Yes, with today’s advances in facial recognition software, it would be easy enough to have a computer sort an array of similar faces to use as distractors. https://www.popularmechanics.com/technology/how-to/g1731/8-weird-ways-people-are-using-facial-recognition-software/
One (possibly too time consuming way) would be to have one person get the picture of the original suspect and have to pick a matching photo. Then it gets passed on the a second person who doesn’t know which of these faces is the suspect who picks a photo to add to the lineup. Those three faces are passed on to another and so on. There’s still potential for bias and collusion, but hopefully less so.
Or you could have one person take the photograph of the suspect and add two similar photographs then give all three photographs to someone who doesn’t know which one is the suspect and have that person add three more photographs. The first person will still unconsciously bias the first set of three photographs in favor of the suspect. However, the second person won’t know which photograph to compare the photographs that they add to. So the second person will cancel out the unconscious biases of the first person.

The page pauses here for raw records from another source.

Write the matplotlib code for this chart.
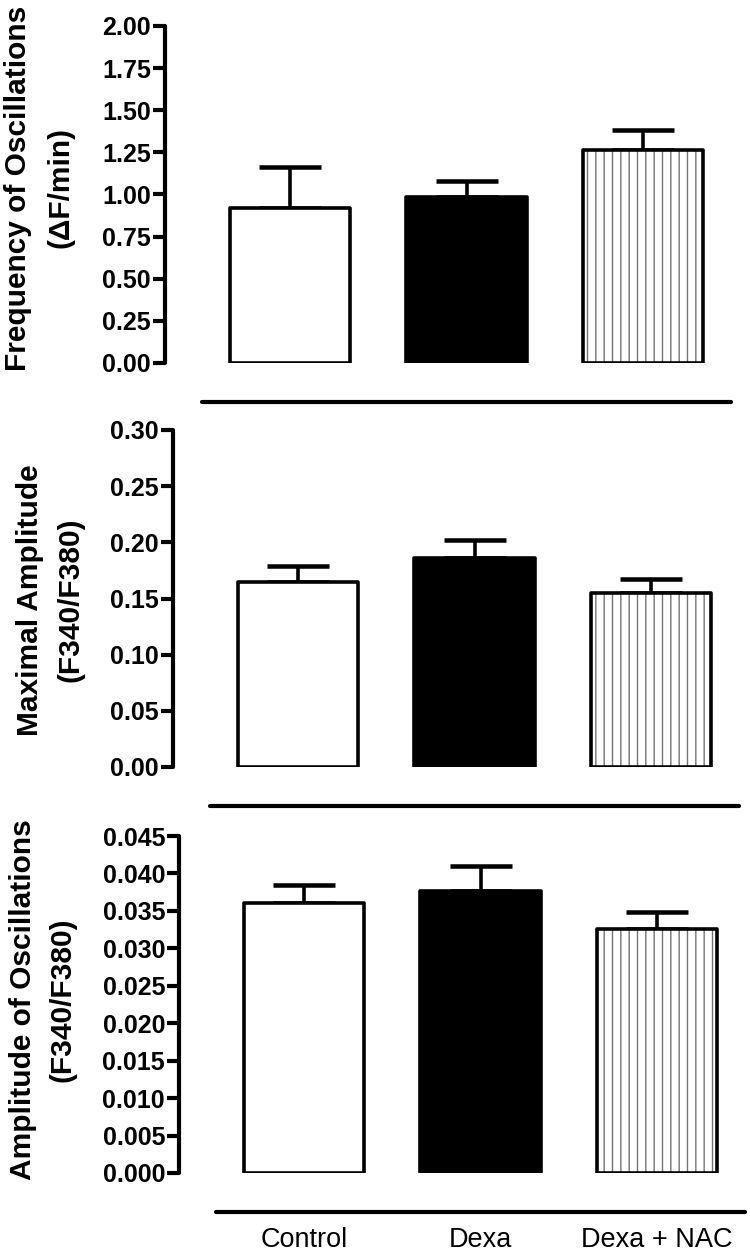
import matplotlib
matplotlib.use("Agg")
import matplotlib.pyplot as plt
import numpy as np

plt.rcParams['font.family'] = ['Liberation Sans', 'DejaVu Sans']
plt.rcParams['hatch.linewidth'] = 1.0

categories = ["Control", "Dexa", "Dexa + NAC"]

freq_mean = [0.92, 0.985, 1.265]
freq_sem = [0.245, 0.095, 0.12]
maxamp_mean = [0.165, 0.186, 0.155]
maxamp_sem = [0.014, 0.016, 0.012]
oscamp_mean = [0.0360, 0.0376, 0.0326]
oscamp_sem = [0.0025, 0.0034, 0.0022]

ylabel_l1 = ["Frequency of Oscillations", "Maximal Amplitude", "Amplitude of Oscillations"]
ylabel_l2 = ["(\u0394F/min)", "(F340/F380)", "(F340/F380)"]
yticks = [np.arange(0, 2.001, 0.25), np.arange(0, 0.3001, 0.05), np.arange(0, 0.04501, 0.005)]
ytickfmt = ["{:.2f}", "{:.2f}", "{:.3f}"]
ylims = [2.0, 0.30, 0.045]

W, H = 750, 1255
fig = plt.figure(figsize=(W / 100, H / 100), dpi=100)

# layout in pixels
boxes = [(26, 363), (430, 767), (836, 1173)]
shifts = [0, 8, 14]
label_x1 = [18, 30, 23]
label_x2 = [61, 71, 62]
label_yc = [188, 600, 1000]
unit = 176.5
left0, right0, center0 = 165, 733, 290

lw = 2.6
data = [(freq_mean, freq_sem), (maxamp_mean, maxamp_sem), (oscamp_mean, oscamp_sem)]

for i, ((top, bot), (m, s)) in enumerate(zip(boxes, data)):
    left_px = left0 + shifts[i]
    right_px = right0 + shifts[i]
    x0 = -(center0 - left0) / unit
    x1 = x0 + (right_px - left_px) / unit
    ax = fig.add_axes([left_px / W, 1 - bot / H, (right_px - left_px) / W, (bot - top) / H])
    x = np.arange(len(categories))
    width = 0.68
    ax.bar(x[2], m[2], width, color="white", edgecolor="0.45", linewidth=0, hatch="||", zorder=2)
    ax.bar(x[:2], m[:2], width, color=["white", "black"], edgecolor="black", linewidth=lw, zorder=3,
           joinstyle="round")
    ax.bar(x[2], m[2], width, fill=False, edgecolor="black", linewidth=lw, zorder=3, joinstyle="round")
    ax.errorbar(x, m, yerr=[np.zeros(3), s], fmt="none", ecolor="black", elinewidth=lw,
                capsize=22, capthick=lw * 1.25, zorder=1)
    ax.set_xlim(x0, x1)
    ax.set_ylim(0, ylims[i])
    ax.spines['top'].set_visible(False)
    ax.spines['right'].set_visible(False)
    ax.spines['left'].set_linewidth(3)
    ax.spines['left'].set_bounds(0, ylims[i])
    ax.spines['left'].set_capstyle("round")
    ax.spines['bottom'].set_linewidth(3)
    ax.spines['bottom'].set_position(('outward', 28))
    ax.spines['bottom'].set_bounds(-0.5, 2.5)
    ax.spines['bottom'].set_capstyle("round")
    ax.set_yticks(yticks[i])
    ax.set_yticklabels([ytickfmt[i].format(v) for v in yticks[i]], fontsize=18, fontweight="bold")
    ax.tick_params(axis='y', length=8.5, width=3, pad=1.5)
    if i == 2:
        ax.set_xticks(x)
        ax.set_xticklabels(categories, fontsize=19.5)
        ax.tick_params(axis='x', length=0, pad=11)
    else:
        ax.set_xticks([])
    ax.patch.set_visible(False)
    yc = 1 - label_yc[i] / H
    fig.text(label_x1[i] / W, yc, ylabel_l1[i], rotation=90, ha="center", va="center",
             fontsize=21.5, fontweight="bold")
    fig.text(label_x2[i] / W, yc, ylabel_l2[i], rotation=90, ha="center", va="center",
             fontsize=21.5, fontweight="bold")

fig.savefig("out.png", dpi=100)
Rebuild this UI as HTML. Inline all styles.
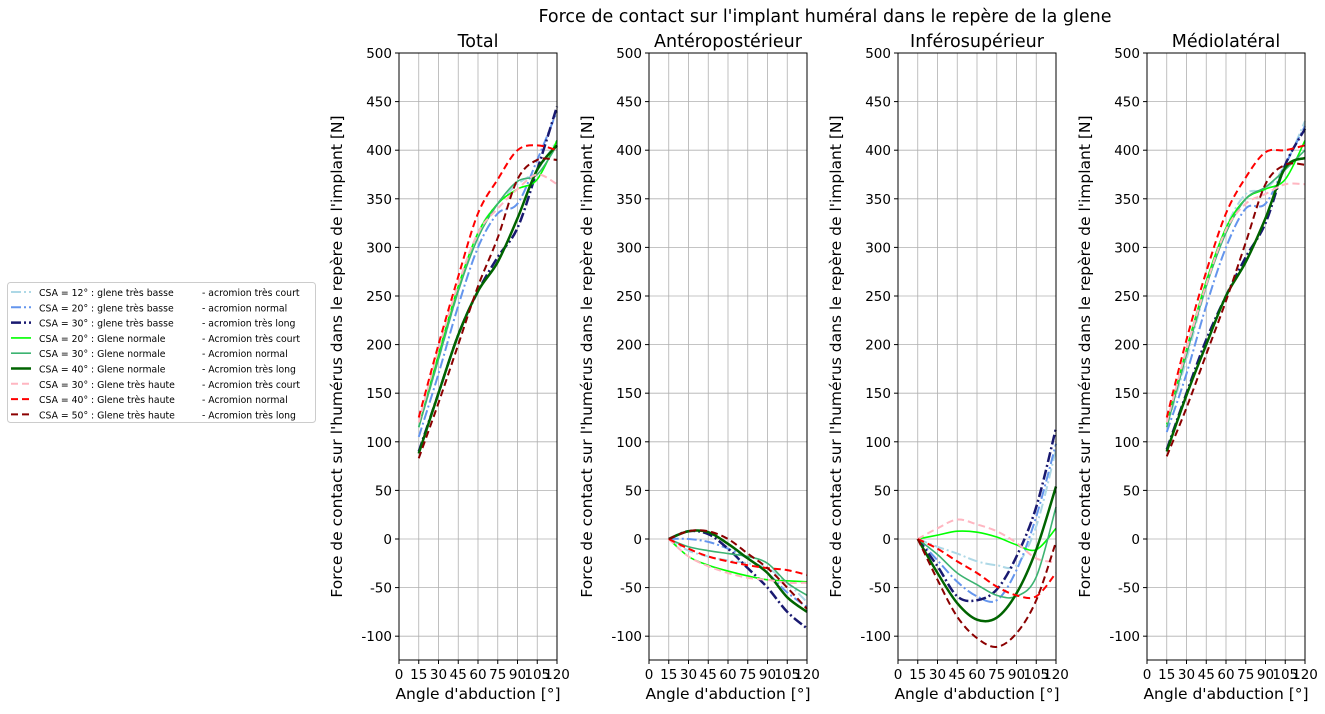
<!DOCTYPE html>
<html><head><meta charset="utf-8"><style>
body{margin:0;background:#fff;}
svg{font-family:"DejaVu Sans","Liberation Sans",sans-serif;}
</style></head><body>
<svg id="chart" width="1325" height="709" xmlns="http://www.w3.org/2000/svg">
<text x="825" y="22" font-size="17.5" text-anchor="middle">Force de contact sur l'implant huméral dans le repère de la glene</text>
</svg>
<script>
const xs = [15,30,45,60,75,90,105,120];
const xTicks = [0,15,30,45,60,75,90,105,120];
const yTicks = [-100,-50,0,50,100,150,200,250,300,350,400,450,500];
const panelTitles = ["Total","Antéropostérieur","Inférosupérieur","Médiolatéral"];
const seriesLabels = [
 ["CSA = 12° : glene très basse","-  acromion très court"],
 ["CSA = 20° : glene très basse","-  acromion normal"],
 ["CSA = 30° : glene très basse","-  acromion très long"],
 ["CSA = 20° : Glene normale","-  Acromion très court"],
 ["CSA = 30° : Glene normale","-  Acromion normal"],
 ["CSA = 40° : Glene normale","-  Acromion très long"],
 ["CSA = 30° : Glene très haute","-  Acromion très court"],
 ["CSA = 40° : Glene très haute","-  Acromion normal"],
 ["CSA = 50° : Glene très haute","-  Acromion très long"]
];
const totalValues = [
 [115,185,255,315,345,365,380,410],
 [105,170,240,300,335,345,390,440],
 [90,150,210,255,290,320,380,445],
 [115,190,260,315,345,360,370,410],
 [115,185,255,310,345,368,375,405],
 [88,150,210,255,285,330,380,405],
 [120,195,262,315,340,360,375,365],
 [125,200,270,335,370,400,405,400],
 [83,140,200,260,310,370,390,390]
];
const anteroValues = [
 [0,-12,-18,-22,-25,-30,-45,-65],
 [0,0,-3,-10,-20,-35,-55,-70],
 [0,8,5,-10,-30,-50,-75,-92],
 [0,-18,-27,-33,-38,-42,-43,-44],
 [0,-8,-12,-15,-18,-25,-45,-58],
 [0,8,7,-5,-20,-35,-60,-75],
 [0,-18,-28,-35,-40,-42,-45,-45],
 [0,-10,-18,-23,-27,-30,-32,-37],
 [0,8,8,0,-15,-30,-50,-72]
];
const inferoValues = [
 [0,-8,-15,-23,-27,-27,13,92],
 [0,-22,-44,-59,-63,-32,23,98],
 [0,-28,-59,-63,-52,-18,33,114],
 [0,4,8,7,2,-6,-11,11],
 [0,-16,-35,-47,-58,-59,-39,33],
 [0,-35,-66,-83,-81,-56,-11,54],
 [0,11,20,15,8,-4,-20,-24],
 [0,-10,-23,-35,-49,-58,-59,-35],
 [0,-42,-80,-102,-111,-97,-63,-3]
];
const medioValues = [
 [115,185,260,320,355,360,385,430],
 [110,170,240,300,340,345,385,425],
 [92,150,205,250,290,325,385,422],
 [118,195,265,320,350,360,370,410],
 [115,190,260,315,350,362,380,400],
 [90,148,200,250,285,330,382,392],
 [120,195,262,318,345,355,365,365],
 [125,205,275,335,372,398,400,405],
 [85,135,190,245,305,365,385,385]
];
const panelData = [totalValues, anteroValues, inferoValues, medioValues];
const styles = [
 {c:"#add8e6",w:2,d:"10 3 2 3"},
 {c:"#6495ed",w:2,d:"10 3 2 3"},
 {c:"#191970",w:2.5,d:"10 3 2 3"},
 {c:"#00ff00",w:1.6,d:""},
 {c:"#3cb371",w:1.6,d:""},
 {c:"#006400",w:2.5,d:""},
 {c:"#ffb6c1",w:2,d:"7 4"},
 {c:"#ff0000",w:2,d:"7 4"},
 {c:"#8b0000",w:2,d:"7 4"}
];
const NS="http://www.w3.org/2000/svg";
const svg=document.getElementById('chart');
function mk(t,a,p){const e=document.createElementNS(NS,t);for(const k in a)e.setAttribute(k,a[k]);(p||svg).appendChild(e);return e;}
const panelX=[399,649,898,1147], pw=158, pTop=53, pBot=660;
const xmin=0,xmax=120,ymin=-124.5,ymax=500;
function smooth(pts){let d="M"+pts[0][0]+","+pts[0][1];for(let i=0;i<pts.length-1;i++){const p0=pts[i-1]||pts[i],p1=pts[i],p2=pts[i+1],p3=pts[i+2]||p2;d+=" C"+(p1[0]+(p2[0]-p0[0])/6)+","+(p1[1]+(p2[1]-p0[1])/6)+" "+(p2[0]-(p3[0]-p1[0])/6)+","+(p2[1]-(p3[1]-p1[1])/6)+" "+p2[0]+","+p2[1];}return d;}
panelData.forEach((vals,pi)=>{
 const x0=panelX[pi];
 const sx=v=>x0+(v-xmin)/(xmax-xmin)*pw;
 const sy=v=>pBot-(v-ymin)/(ymax-ymin)*(pBot-pTop);
 const g=mk('g',{});
 
 
 xTicks.forEach(t=>{const l=mk('line',{x1:sx(t),x2:sx(t),y1:pTop,y2:pBot,stroke:"#b0b0b0","stroke-width":0.8},g);
  
  
  mk('line',{x1:sx(t),x2:sx(t),y1:pBot,y2:pBot+4,stroke:"#000"},g);
  const tx=mk('text',{x:sx(t),y:pBot+19,"font-size":13.5,"text-anchor":"middle"},g);tx.textContent=t;
  
  });
 yTicks.forEach(t=>{const l=mk('line',{x1:x0,x2:x0+pw,y1:sy(t),y2:sy(t),stroke:"#b0b0b0","stroke-width":0.8},g);
  
  
  mk('line',{x1:x0-4,x2:x0,y1:sy(t),y2:sy(t),stroke:"#000"},g);
  const tx=mk('text',{x:x0-7,y:sy(t)+5,"font-size":13.5,"text-anchor":"end"},g);tx.textContent=t;
  
  });
 const cg=mk('g',{},g);
 vals.forEach((s,si)=>{const st=styles[si];const p=mk('path',{d:smooth(s.map((v,i)=>[sx(xs[i]),sy(v)])),fill:"none",stroke:st.c,"stroke-width":st.w,"stroke-dasharray":st.d},cg);
  
  });
 const fr=mk('rect',{x:x0,y:pTop,width:pw,height:pBot-pTop,fill:"none",stroke:"#000","stroke-width":1},g);
 
 
 const tt=mk('text',{x:x0+pw/2,y:47,"font-size":17.5,"text-anchor":"middle"},g);tt.textContent=panelTitles[pi];
 
 
 const xl=mk('text',{x:x0+pw/2,y:699,"font-size":15.5,"text-anchor":"middle"},g);xl.textContent="Angle d'abduction [°]";
 
 
 const yl=mk('text',{x:0,y:0,"font-size":15.5,"text-anchor":"middle",transform:"translate("+(x0-57)+","+((pTop+pBot)/2)+") rotate(-90)"},g);yl.textContent="Force de contact sur l'humérus dans le repère de l'implant [N]";
 
 
});
const lg=mk('g',{});


mk('rect',{x:7.5,y:282.5,width:308,height:140,rx:3,fill:"#fff",stroke:"#ccc"},lg);
seriesLabels.forEach((lb,i)=>{const st=styles[i];const y=292+i*15.3;
 const l=mk('line',{x1:11,x2:31,y1:y,y2:y,stroke:st.c,"stroke-width":st.w,"stroke-dasharray":st.d},lg);
 
 
 const t=mk('text',{x:39,y:y+4,"font-size":9.3},lg);t.textContent=lb[0];
 
 
 const t2=mk('text',{x:202,y:y+4,"font-size":9.3},lg);t2.textContent=lb[1];
 
 
});
</script>
</body></html>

I think it’s central to the idea of double-blindness to not let what you think who the suspect is or looks like influence the selection in the lineup. So I would say that picking a lineup that looks like the suspect is a bad idea.
For example, maybe the eyewitness actually can’t be sure if it was a tall person or short person. If your suspect is a tall person, and your lineup is all deliberately tall people, then you are subtly hinting to the witness that the suspect is a tall person. Pretty sure you do not want that.
My only concern is that purely random selection might choose weird lineups, especially with small sample sizes. One way around this is to randomly pick more people, insert your suspect(s) in to the group. Then shuffle the order in which people appear, and then show 10(?) people at a time to the witness. That way the suspect only appears in one of the lineups and the witness is shown many people with different features. If the witness can still pick out the suspect from that procedure, then you can be reasonably confident about how certain the witness is.
As I understand it, they usually only fill the lineup with tall people if the witness (or another witness) has previously said the person they’re looking for is tall. If they told you the perp was tall and blonde, you found a tall and blonde suspect, then you went put the suspect in a line of people who aren’t tall or blonde, you would increase the chances that they’d identify that suspect as the one, regardless of whether or not it was them.
The whole purpose of the lineup is to avoid that, so instead, you give them numerous faces that match the description they gave, only one of which has any chance of being the person you’re looking for. If they can pick that person out, it proves they actually remember the face of the perpetrator. If they can’t (either choosing wrong or not recognizing anyone), then either the suspect is innocent or the witness can’t remember well enough to be relied upon.
Ideally, then, if I’ve understood right, you don’t try to make them all look like your suspect, per se. Instead, you pick a bunch of other people that match the description the witness gave (the suspect probably matches it too), so the others will look similar, but you avoid biasing the witness toward a certain trait.